Ah, gotta love dogfooding. In a move to help their developers better understand the needs of Android users, Facebook’s chief product officer Chris Cox has announced a mandate that will force most of the company’s mobile developers to use Android devices exclusively.
The move is being made due to the sheer amount of diversity in the platform and the need for their employees to learn how to build usable apps for all sorts of devices. Not everyone can own a Nexus or a Samsung Galaxy S6, or anything with top-line specs. A good chunk of the 1 billion+ Android-using folks (who make up for nearly 85% of the world’s smartphone market) are using affordable devices which might only have dual-core processors and 512MB of RAM, or just 4GB of internal storage.
This isn’t the first time Facebook has implemented the dogfooding strategy to improve the Android version of Facebook. The same thing occurred just a few years ago when Facebook’s mobile site was considered more usable than the app that sat in Google Play. That led to a rapid evolution of the app to bring it up to par with its iOS counterpart, as well as ditching an HTML5 experience for a truly native app.
Facebook says their goal is to build empathy within the company for the many users who might not have the fastest internet connections or the best smartphones.

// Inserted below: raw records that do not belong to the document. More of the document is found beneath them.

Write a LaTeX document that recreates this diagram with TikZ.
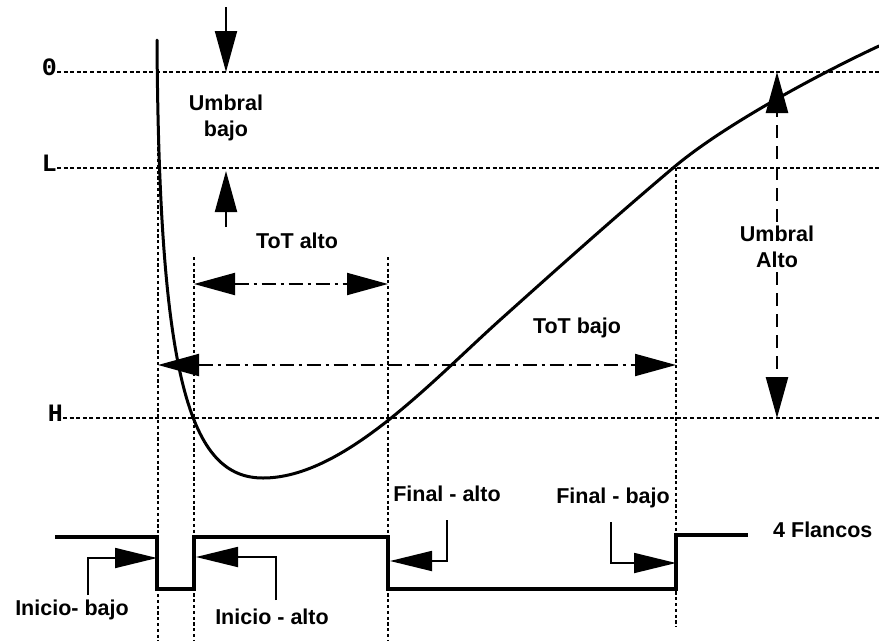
\documentclass[tikz,border=0pt]{standalone}
\usepackage{fontspec}
\setmainfont{Liberation Sans}
\newfontfamily\levelfont{Liberation Mono}
\usetikzlibrary{arrows.meta}
\tikzset{
  lbl/.style={font=\fontsize{21.5}{26}\selectfont\bfseries, inner sep=0pt, align=center},
  lvl/.style={font=\levelfont\fontsize{25}{25}\selectfont\bfseries, inner sep=0pt},
  dotline/.style={line width=1.7pt, dash pattern=on 4pt off 2.6pt},
  vdot/.style={line width=1.6pt, dash pattern=on 3.2pt off 2.6pt},
  dashdot/.style={line width=2pt, dash pattern=on 14pt off 5pt on 3pt off 5pt},
  longdash/.style={line width=2.6pt, dash pattern=on 13pt off 8pt},
  bigtip/.style={-{Triangle[length=41pt,width=22pt]}},
  bigtips/.style={{Triangle[length=41pt,width=22pt]}-{Triangle[length=41pt,width=22pt]}},
  calltip/.style={-{Triangle[length=42pt,width=20pt]}, line width=1.8pt},
  signal/.style={line width=3.5pt, line join=miter},
  curve/.style={line width=3pt, line cap=round}
}
\begin{document}
\begin{tikzpicture}[x=1pt,y=-1pt]
\useasboundingbox (0,0) rectangle (879,641);

% level labels and dotted level lines
\node[lvl, anchor=south east] (lO) at (57,76) {0};
\node[lvl, anchor=south east] (lL) at (57,172) {L};
\node[lvl, anchor=south east] (lH) at (63,422) {H};
\coordinate (Os) at (57,72);  \coordinate (Oe) at (879,72);
\coordinate (Ls) at (57,168); \coordinate (Le) at (879,168);
\coordinate (Hs) at (63,418); \coordinate (He) at (879,418);
\draw[dotline] (Os) -- (Oe);
\draw[dotline] (Ls) -- (Le);
\draw[dotline] (Hs) -- (He);

% vertical dotted lines
\coordinate (v1t) at (158,72);  \coordinate (v1b) at (158,641);
\coordinate (v2t) at (194,257); \coordinate (v2b) at (194,641);
\coordinate (v3t) at (388,257); \coordinate (v3b) at (388,641);
\coordinate (v4t) at (676,168); \coordinate (v4b) at (676,627);
\draw[vdot] (v1t) -- (v1b);
\draw[vdot] (v2t) -- (v2b);
\draw[vdot] (v3t) -- (v3b);
\draw[vdot] (v4t) -- (v4b);

% pulse curve
\draw[curve] (157,40) .. controls (159,380) and (190,478) .. (263,478)
  .. controls (343,478) and (430,383) .. (500,320)
  .. controls (558,268) and (615,217) .. (673,168)
  .. controls (723,125.5) and (819,74) .. (879,46);

% Umbral bajo
\node[lbl] (ub) at (226,118) {Umbral\\bajo};
\coordinate (ubt) at (226,7);
\coordinate (ubO) at (226,72);
\coordinate (ubb) at (226,227);
\coordinate (ubL) at (226,171);
\draw[bigtip, line width=2pt] (ubt) -- (ubO);
\draw[bigtip, line width=2pt] (ubb) -- (ubL);

% Umbral Alto
\node[lbl, fill=white, inner ysep=4pt] (ua) at (777,247) {Umbral\\Alto};
\coordinate (uaO) at (777,72);
\coordinate (uaH) at (777,418);
\draw[longdash, bigtip] (ua.north) -- (uaO);
\draw[longdash, bigtip] (ua.south) -- (uaH);

% ToT alto
\node[lbl] (ta) at (297,241) {ToT alto};
\coordinate (tal) at (194,284);
\coordinate (tar) at (388,284);
\draw[dashdot, bigtips] (tal) -- (tar);

% ToT bajo
\node[lbl] (tb) at (577,328) {ToT bajo};
\coordinate (tbl) at (158,365);
\coordinate (tbr) at (676,365);
\draw[dashdot, bigtips] (tbl) -- (tbr);

% digital signal
\coordinate (s0) at (55,537);
\coordinate (s1) at (748,535);
\draw[signal] (s0) -- (157,537) -- (157,589) -- (194,589) -- (194,537)
  -- (388,537) -- (388,589) -- (676,589) -- (676,535) -- (s1);
\node[lbl, anchor=west] (fl) at (773,530) {4 Flancos};

% callouts
\node[lbl] (ib) at (72,610) {Inicio- bajo};
\coordinate (ibs) at (88,595);
\coordinate (ibe) at (157,558);
\draw[calltip] (ibs) |- (ibe);

\node[lbl] (ia) at (272,617) {Inicio - alto};
\coordinate (ias) at (276,600);
\coordinate (iae) at (196,557);
\draw[calltip] (ias) |- (iae);

\node[lbl] (fa) at (447,494) {Final - alto};
\coordinate (fas) at (447,520);
\coordinate (fae) at (390,561);
\draw[calltip] (fas) |- (fae);

\node[lbl] (fb) at (613,498) {Final - bajo};
\coordinate (fbs) at (611,522);
\coordinate (fbe) at (676,563);
\draw[calltip] (fbs) |- (fbe);
\end{tikzpicture}
\end{document}
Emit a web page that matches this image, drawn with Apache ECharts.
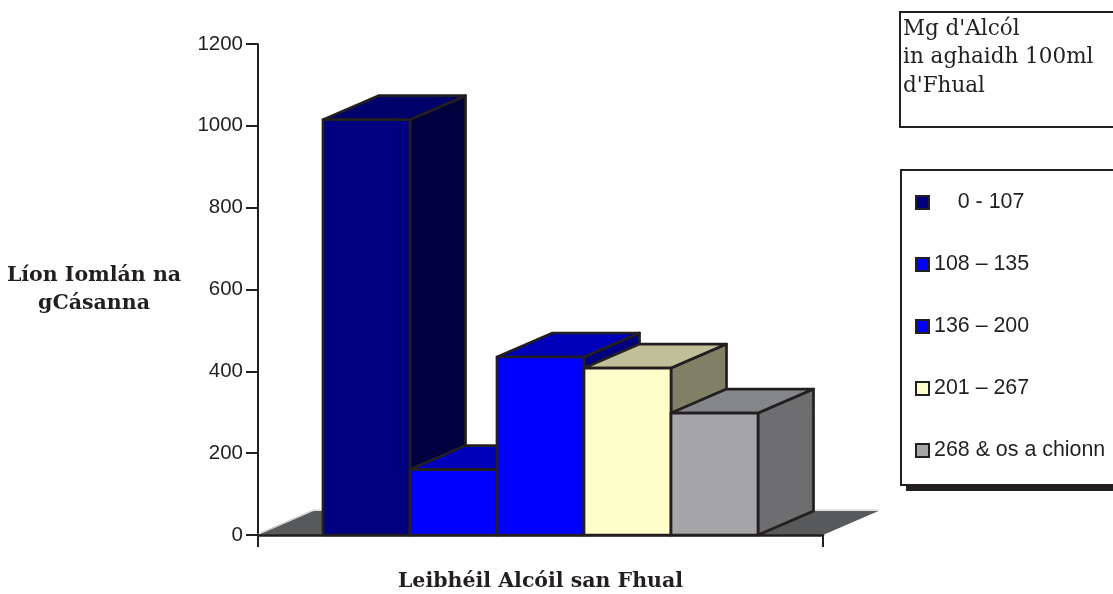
<!DOCTYPE html>
<html><head><meta charset="utf-8">
<style>html,body{margin:0;padding:0;background:#fff}#c{width:1113px;height:594px}</style>
<script src="https://cdn.jsdelivr.net/npm/echarts@6/dist/echarts.min.js"></script>
</head><body><div id="c"></div>
<script>
const rangeLabels = ['0 - 107', '108 – 135', '136 – 200', '201 – 267', '268 & os a chionn'];
const caseCounts = [1015, 160, 435, 408, 298];
const frontColors = ['#000080', '#0000ff', '#0000ff', '#ffffcc', '#a6a6a9'];
const topColors = ['#00006b', '#0000bb', '#0000bb', '#bfbf99', '#858689'];
const sideColors = ['#00003e', '#000080', '#000080', '#808066', '#6e6e70'];
const yTicks = { min: 0, max: 1200, interval: 200 };
const yAxisTitle = 'Líon Iomlán na\ngCásanna';
const xAxisTitle = 'Leibhéil Alcóil san Fhual';
const noteLines = "Mg d'Alcól\nin aghaidh 100ml\nd'Fhual";

const INK = '#231f20';
const DX = 55.5, DY = 24, BAR_SHARE = 87 / 565;

function poly(points, fill, stroke) {
  return { type: 'polygon', shape: { points }, style: { fill, stroke: stroke || INK, lineWidth: 2.7, lineJoin: 'round' } };
}
function barRender(i) {
  return function (params, api) {
    const w = api.size([1, 0])[0] * BAR_SHARE;
    const base = api.coord([0, 0]);
    const top = api.coord([0, api.value(1)]);
    const x0 = base[0] + (i - 2.5) * w, x1 = x0 + w, y0 = base[1], y1 = top[1];
    return { type: 'group', children: [
      poly([[x1, y1], [x1 + DX, y1 - DY], [x1 + DX, y0 - DY], [x1, y0]], sideColors[i]),
      poly([[x0, y1], [x0 + DX, y1 - DY], [x1 + DX, y1 - DY], [x1, y1]], topColors[i]),
      poly([[x0, y0], [x0, y1], [x1, y1], [x1, y0]], frontColors[i])
    ]};
  };
}
function floorRender(params, api) {
  const W = api.size([1, 0])[0];
  const b = api.coord([0, 0]);
  const l = b[0] - W / 2, r = b[0] + W / 2, y = b[1];
  return { type: 'group', children: [
    { type: 'polyline', shape: { points: [[l, y - 1], [l + DX, y - DY - 1], [r + DX, y - DY - 1]] },
      style: { fill: 'none', stroke: '#c4c4c4', lineWidth: 1 } },
    { type: 'polygon', shape: { points: [[l, y], [l + DX, y - DY], [r + DX, y - DY], [r, y]] },
      style: { fill: '#58595b', stroke: 'none' } }
  ]};
}
const series = [{ type: 'custom', name: 'urlár', renderItem: floorRender, silent: true, data: [[0, 0]], encode: { x: 0, y: 1 } }];
rangeLabels.forEach((name, i) => series.push({
  type: 'custom', name, renderItem: barRender(i), data: [[0, caseCounts[i]]],
  encode: { x: 0, y: 1 }, itemStyle: { color: frontColors[i] }
}));

const chart = echarts.init(document.getElementById('c'), null, { renderer: 'canvas' });
chart.setOption({
  animation: false,
  backgroundColor: '#fff',
  grid: { left: 258, right: 290, top: 44, bottom: 59, outerBoundsMode: 'none' },
  xAxis: {
    type: 'category', data: ['Gach cás'],
    name: xAxisTitle, nameLocation: 'middle', nameGap: 36,
    nameTextStyle: { fontFamily: 'DejaVu Serif', fontWeight: 'bold', fontSize: 20.5, color: INK },
    axisLine: { lineStyle: { color: INK, width: 2.5 } },
    axisTick: { show: true, interval: 0, length: 12, lineStyle: { color: INK, width: 2 } },
    axisLabel: { show: true, interval: 0, formatter: () => '' }, z: 5
  },
  yAxis: {
    type: 'value', min: yTicks.min, max: yTicks.max, interval: yTicks.interval,
    name: yAxisTitle, nameLocation: 'middle', nameRotate: 0, nameGap: 164,
    nameTextStyle: { fontFamily: 'DejaVu Serif', fontWeight: 'bold', fontSize: 20.5, color: INK, lineHeight: 28, align: 'center', padding: [6, 0, 0, 0] },
    axisLine: { show: true, lineStyle: { color: INK, width: 2 } },
    axisTick: { show: true, length: 12, lineStyle: { color: INK, width: 2 } },
    axisLabel: { fontFamily: 'Liberation Sans', fontSize: 20.5, color: INK, margin: 15, formatter: v => String(v) },
    splitLine: { show: false }
  },
  legend: {
    orient: 'vertical', left: 915, top: 192, padding: 0, itemWidth: 13, itemHeight: 13, itemGap: 41,
    icon: 'rect', selectedMode: false, data: rangeLabels, z: 10,
    formatter: n => n === rangeLabels[0] ? '\u00a0\u00a0\u00a0\u00a0' + n : n,
    itemStyle: { borderColor: INK, borderWidth: 2 },
    textStyle: { fontFamily: 'Liberation Sans', fontSize: 21.4, color: INK }
  },
  graphic: [
    { type: 'rect', z: 1, shape: { x: 906, y: 176, width: 230, height: 315 }, style: { fill: INK } },
    { type: 'rect', z: 2, shape: { x: 901, y: 170, width: 230, height: 315 }, style: { fill: '#fff', stroke: INK, lineWidth: 2 } },
    { type: 'rect', z: 2, shape: { x: 900, y: 12, width: 230, height: 115 }, style: { fill: '#fff', stroke: INK, lineWidth: 2 } },
    { type: 'text', z: 3, style: { x: 903, y: 15, text: noteLines, fill: INK, font: '21.5px "DejaVu Serif"', lineHeight: 28.5 } }
  ],
  series
});
</script></body></html>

That led to the launch of another initiative called 2G Tuesdays, where Facebook’s employees can spend 1 hour using the social network on what we’d consider a 2G connection (which, if you haven’t used it in forever, is maddeningly slow). This should hopefully lead to a change in development structure that focuses on speed and usability for the lowest common denominator, and we’ll be paying attention to see if it leads to significant improvements down the line.